=== Written task ===
Copy the full set of lines exactly as given.

=== Supplied material ===
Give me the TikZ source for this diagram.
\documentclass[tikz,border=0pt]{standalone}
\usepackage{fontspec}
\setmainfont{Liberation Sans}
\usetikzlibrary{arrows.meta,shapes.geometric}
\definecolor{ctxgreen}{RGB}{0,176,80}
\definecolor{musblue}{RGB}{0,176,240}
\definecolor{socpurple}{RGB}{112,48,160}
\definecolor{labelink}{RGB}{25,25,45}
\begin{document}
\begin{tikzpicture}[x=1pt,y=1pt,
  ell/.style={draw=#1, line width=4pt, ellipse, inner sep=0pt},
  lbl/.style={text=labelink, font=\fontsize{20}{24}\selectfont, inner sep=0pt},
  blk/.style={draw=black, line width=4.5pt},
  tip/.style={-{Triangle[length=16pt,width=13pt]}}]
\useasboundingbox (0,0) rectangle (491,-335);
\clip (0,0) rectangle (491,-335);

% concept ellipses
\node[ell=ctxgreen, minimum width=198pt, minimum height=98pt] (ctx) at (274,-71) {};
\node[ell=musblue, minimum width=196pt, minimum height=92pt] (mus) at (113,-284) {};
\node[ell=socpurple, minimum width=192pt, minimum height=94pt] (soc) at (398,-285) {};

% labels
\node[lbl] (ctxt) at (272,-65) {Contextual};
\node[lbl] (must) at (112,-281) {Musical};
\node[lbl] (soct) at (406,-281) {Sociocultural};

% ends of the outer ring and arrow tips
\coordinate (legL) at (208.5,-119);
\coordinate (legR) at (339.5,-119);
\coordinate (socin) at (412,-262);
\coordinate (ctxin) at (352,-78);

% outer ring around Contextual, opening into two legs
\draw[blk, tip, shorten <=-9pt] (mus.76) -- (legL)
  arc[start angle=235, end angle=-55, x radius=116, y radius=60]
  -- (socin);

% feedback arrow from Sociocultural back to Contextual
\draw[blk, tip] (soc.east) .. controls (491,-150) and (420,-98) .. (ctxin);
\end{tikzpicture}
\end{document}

=== Exercise solution ===
Give me the TikZ source for this diagram.
\documentclass[tikz,border=0pt]{standalone}
\usepackage{fontspec}
\setmainfont{Liberation Sans}
\usetikzlibrary{arrows.meta,shapes.geometric}
\definecolor{ctxgreen}{RGB}{0,176,80}
\definecolor{musblue}{RGB}{0,176,240}
\definecolor{socpurple}{RGB}{112,48,160}
\definecolor{labelink}{RGB}{25,25,45}
\begin{document}
\begin{tikzpicture}[x=1pt,y=1pt,
  ell/.style={draw=#1, line width=4pt, ellipse, inner sep=0pt},
  lbl/.style={text=labelink, font=\fontsize{20}{24}\selectfont, inner sep=0pt},
  blk/.style={draw=black, line width=4.5pt},
  tip/.style={-{Triangle[length=16pt,width=13pt]}}]
\useasboundingbox (0,0) rectangle (491,-335);
\clip (0,0) rectangle (491,-335);

% concept ellipses
\node[ell=ctxgreen, minimum width=198pt, minimum height=98pt] (ctx) at (274,-71) {};
\node[ell=musblue, minimum width=196pt, minimum height=92pt] (mus) at (113,-284) {};
\node[ell=socpurple, minimum width=192pt, minimum height=94pt] (soc) at (398,-285) {};

% labels
\node[lbl] (ctxt) at (272,-65) {Contextual};
\node[lbl] (must) at (112,-281) {Musical};
\node[lbl] (soct) at (406,-281) {Sociocultural};

% ends of the outer ring and arrow tips
\coordinate (legL) at (208.5,-119);
\coordinate (legR) at (339.5,-119);
\coordinate (socin) at (412,-262);
\coordinate (ctxin) at (352,-78);

% outer ring around Contextual, opening into two legs
\draw[blk, tip, shorten <=-9pt] (mus.76) -- (legL)
  arc[start angle=235, end angle=-55, x radius=116, y radius=60]
  -- (socin);

% feedback arrow from Sociocultural back to Contextual
\draw[blk, tip] (soc.east) .. controls (491,-150) and (420,-98) .. (ctxin);
\end{tikzpicture}
\end{document}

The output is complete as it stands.